## Task directions
Leave the pictures out and quote every line from the start of the listing to the line with "2.0, 1.8, 1.6]", inclusive.

^^^^^^^^

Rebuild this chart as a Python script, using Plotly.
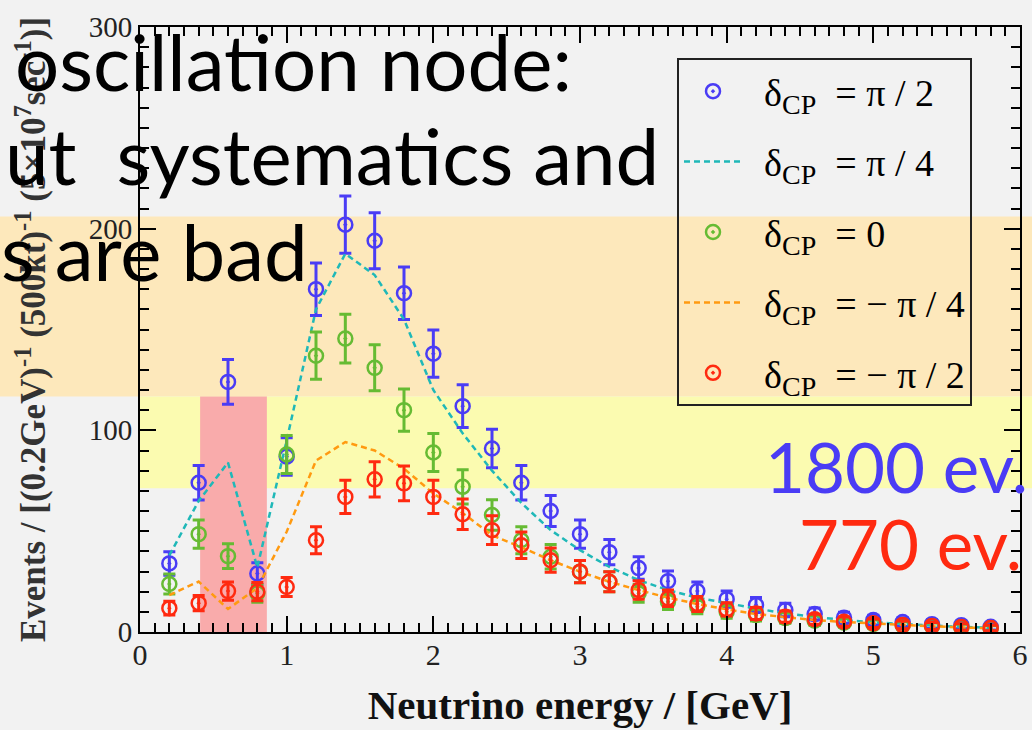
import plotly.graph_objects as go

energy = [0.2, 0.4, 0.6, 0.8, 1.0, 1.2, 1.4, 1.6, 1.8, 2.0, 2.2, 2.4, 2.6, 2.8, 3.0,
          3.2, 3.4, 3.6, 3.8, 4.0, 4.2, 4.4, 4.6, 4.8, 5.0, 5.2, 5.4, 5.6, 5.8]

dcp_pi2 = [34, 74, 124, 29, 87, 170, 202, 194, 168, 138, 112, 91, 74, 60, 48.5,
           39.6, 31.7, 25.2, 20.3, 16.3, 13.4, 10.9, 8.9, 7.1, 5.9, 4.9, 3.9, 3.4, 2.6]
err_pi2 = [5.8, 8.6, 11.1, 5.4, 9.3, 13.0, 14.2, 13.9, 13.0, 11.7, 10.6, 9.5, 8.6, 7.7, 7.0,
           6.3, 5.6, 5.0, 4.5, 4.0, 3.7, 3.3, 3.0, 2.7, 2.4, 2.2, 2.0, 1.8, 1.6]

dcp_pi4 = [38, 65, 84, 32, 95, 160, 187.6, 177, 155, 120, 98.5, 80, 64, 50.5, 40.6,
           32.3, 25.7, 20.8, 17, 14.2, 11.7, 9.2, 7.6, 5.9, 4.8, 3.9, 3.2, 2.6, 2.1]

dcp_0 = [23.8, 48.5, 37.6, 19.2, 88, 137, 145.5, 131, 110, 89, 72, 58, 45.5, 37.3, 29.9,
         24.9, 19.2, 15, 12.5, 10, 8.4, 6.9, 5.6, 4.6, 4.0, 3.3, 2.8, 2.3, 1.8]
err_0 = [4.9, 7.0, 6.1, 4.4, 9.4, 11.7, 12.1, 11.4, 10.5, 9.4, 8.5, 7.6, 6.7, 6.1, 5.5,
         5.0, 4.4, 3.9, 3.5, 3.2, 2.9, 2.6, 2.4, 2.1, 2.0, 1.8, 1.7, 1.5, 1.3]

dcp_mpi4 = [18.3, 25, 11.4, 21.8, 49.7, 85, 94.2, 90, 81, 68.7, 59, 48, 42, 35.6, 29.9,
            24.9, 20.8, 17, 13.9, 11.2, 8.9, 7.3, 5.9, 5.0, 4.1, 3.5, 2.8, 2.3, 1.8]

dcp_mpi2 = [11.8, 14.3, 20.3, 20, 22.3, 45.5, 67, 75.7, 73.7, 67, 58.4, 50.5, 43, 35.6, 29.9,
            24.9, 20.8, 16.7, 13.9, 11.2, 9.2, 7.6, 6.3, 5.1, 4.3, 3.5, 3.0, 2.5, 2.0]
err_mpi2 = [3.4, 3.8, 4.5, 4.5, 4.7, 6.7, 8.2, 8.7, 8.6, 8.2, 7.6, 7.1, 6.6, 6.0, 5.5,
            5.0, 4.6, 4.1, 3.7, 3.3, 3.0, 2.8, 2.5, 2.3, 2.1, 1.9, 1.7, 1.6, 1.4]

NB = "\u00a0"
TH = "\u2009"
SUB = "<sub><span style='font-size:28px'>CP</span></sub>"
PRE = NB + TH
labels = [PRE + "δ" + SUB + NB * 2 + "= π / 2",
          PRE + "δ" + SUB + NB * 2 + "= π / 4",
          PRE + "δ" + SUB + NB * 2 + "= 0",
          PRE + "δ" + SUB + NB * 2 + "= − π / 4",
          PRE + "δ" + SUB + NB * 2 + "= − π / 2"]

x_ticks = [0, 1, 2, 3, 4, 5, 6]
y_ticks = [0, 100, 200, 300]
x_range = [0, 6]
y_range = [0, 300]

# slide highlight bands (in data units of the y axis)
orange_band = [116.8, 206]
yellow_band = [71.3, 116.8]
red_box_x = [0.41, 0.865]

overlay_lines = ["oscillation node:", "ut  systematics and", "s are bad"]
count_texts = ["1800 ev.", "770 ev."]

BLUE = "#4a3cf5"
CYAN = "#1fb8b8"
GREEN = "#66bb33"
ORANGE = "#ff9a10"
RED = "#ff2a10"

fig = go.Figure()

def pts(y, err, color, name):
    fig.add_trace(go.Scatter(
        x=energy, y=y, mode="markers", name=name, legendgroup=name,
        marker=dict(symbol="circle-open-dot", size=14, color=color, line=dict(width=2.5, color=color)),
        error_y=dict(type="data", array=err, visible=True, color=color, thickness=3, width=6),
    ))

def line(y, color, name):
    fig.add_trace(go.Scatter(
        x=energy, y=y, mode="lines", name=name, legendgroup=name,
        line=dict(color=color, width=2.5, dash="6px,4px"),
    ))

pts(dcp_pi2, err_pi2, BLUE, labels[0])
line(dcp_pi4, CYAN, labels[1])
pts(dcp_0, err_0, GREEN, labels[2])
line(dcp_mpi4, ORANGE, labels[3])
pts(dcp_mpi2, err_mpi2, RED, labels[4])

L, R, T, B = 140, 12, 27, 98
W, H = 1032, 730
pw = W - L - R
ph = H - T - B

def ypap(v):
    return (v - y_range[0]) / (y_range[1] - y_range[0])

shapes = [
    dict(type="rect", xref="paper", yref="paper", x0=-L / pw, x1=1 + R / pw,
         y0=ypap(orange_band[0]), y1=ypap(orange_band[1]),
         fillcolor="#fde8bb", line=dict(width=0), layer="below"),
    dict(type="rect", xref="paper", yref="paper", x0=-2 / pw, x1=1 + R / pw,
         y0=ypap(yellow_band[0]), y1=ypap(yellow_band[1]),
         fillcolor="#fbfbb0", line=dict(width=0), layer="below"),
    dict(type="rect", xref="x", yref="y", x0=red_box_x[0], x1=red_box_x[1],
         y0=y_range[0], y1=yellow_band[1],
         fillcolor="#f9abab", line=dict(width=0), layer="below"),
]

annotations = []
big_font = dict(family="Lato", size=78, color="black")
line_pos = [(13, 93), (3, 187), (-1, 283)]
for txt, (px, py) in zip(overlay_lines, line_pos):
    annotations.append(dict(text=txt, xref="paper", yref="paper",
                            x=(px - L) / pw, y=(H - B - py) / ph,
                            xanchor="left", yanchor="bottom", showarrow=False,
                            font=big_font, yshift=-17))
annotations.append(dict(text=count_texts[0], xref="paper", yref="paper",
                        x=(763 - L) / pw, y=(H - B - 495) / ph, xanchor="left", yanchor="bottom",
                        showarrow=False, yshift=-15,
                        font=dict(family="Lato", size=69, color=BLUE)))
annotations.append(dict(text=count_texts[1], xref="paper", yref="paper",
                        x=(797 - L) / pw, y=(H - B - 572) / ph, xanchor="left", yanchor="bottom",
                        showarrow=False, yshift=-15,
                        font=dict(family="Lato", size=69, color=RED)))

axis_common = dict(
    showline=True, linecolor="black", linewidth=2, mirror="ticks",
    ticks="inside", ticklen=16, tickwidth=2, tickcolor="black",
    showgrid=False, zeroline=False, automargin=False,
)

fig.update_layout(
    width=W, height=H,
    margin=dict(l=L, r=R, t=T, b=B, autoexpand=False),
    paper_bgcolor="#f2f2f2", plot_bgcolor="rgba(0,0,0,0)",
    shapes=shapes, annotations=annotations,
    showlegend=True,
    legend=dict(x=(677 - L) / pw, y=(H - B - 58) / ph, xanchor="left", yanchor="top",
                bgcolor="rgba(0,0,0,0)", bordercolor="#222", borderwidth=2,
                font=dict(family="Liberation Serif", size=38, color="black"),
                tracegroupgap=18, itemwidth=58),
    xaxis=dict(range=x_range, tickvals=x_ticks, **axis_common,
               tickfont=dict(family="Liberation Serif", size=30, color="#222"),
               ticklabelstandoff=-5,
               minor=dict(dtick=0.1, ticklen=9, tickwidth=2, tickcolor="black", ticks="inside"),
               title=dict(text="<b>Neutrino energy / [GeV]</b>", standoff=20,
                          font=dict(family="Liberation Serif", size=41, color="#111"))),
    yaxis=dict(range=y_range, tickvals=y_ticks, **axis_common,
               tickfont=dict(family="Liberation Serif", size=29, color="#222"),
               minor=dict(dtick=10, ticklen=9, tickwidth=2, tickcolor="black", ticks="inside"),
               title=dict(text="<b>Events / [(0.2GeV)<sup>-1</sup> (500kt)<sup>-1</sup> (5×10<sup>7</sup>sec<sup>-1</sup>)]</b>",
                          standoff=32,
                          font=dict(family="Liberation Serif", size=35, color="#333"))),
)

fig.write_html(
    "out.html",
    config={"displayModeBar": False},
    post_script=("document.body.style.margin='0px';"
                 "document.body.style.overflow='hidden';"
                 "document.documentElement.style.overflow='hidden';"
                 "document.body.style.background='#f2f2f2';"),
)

^^^^^^^^

## Complete answer
Rebuild this chart as a Python script, using Plotly.
import plotly.graph_objects as go

energy = [0.2, 0.4, 0.6, 0.8, 1.0, 1.2, 1.4, 1.6, 1.8, 2.0, 2.2, 2.4, 2.6, 2.8, 3.0,
          3.2, 3.4, 3.6, 3.8, 4.0, 4.2, 4.4, 4.6, 4.8, 5.0, 5.2, 5.4, 5.6, 5.8]

dcp_pi2 = [34, 74, 124, 29, 87, 170, 202, 194, 168, 138, 112, 91, 74, 60, 48.5,
           39.6, 31.7, 25.2, 20.3, 16.3, 13.4, 10.9, 8.9, 7.1, 5.9, 4.9, 3.9, 3.4, 2.6]
err_pi2 = [5.8, 8.6, 11.1, 5.4, 9.3, 13.0, 14.2, 13.9, 13.0, 11.7, 10.6, 9.5, 8.6, 7.7, 7.0,
           6.3, 5.6, 5.0, 4.5, 4.0, 3.7, 3.3, 3.0, 2.7, 2.4, 2.2, 2.0, 1.8, 1.6]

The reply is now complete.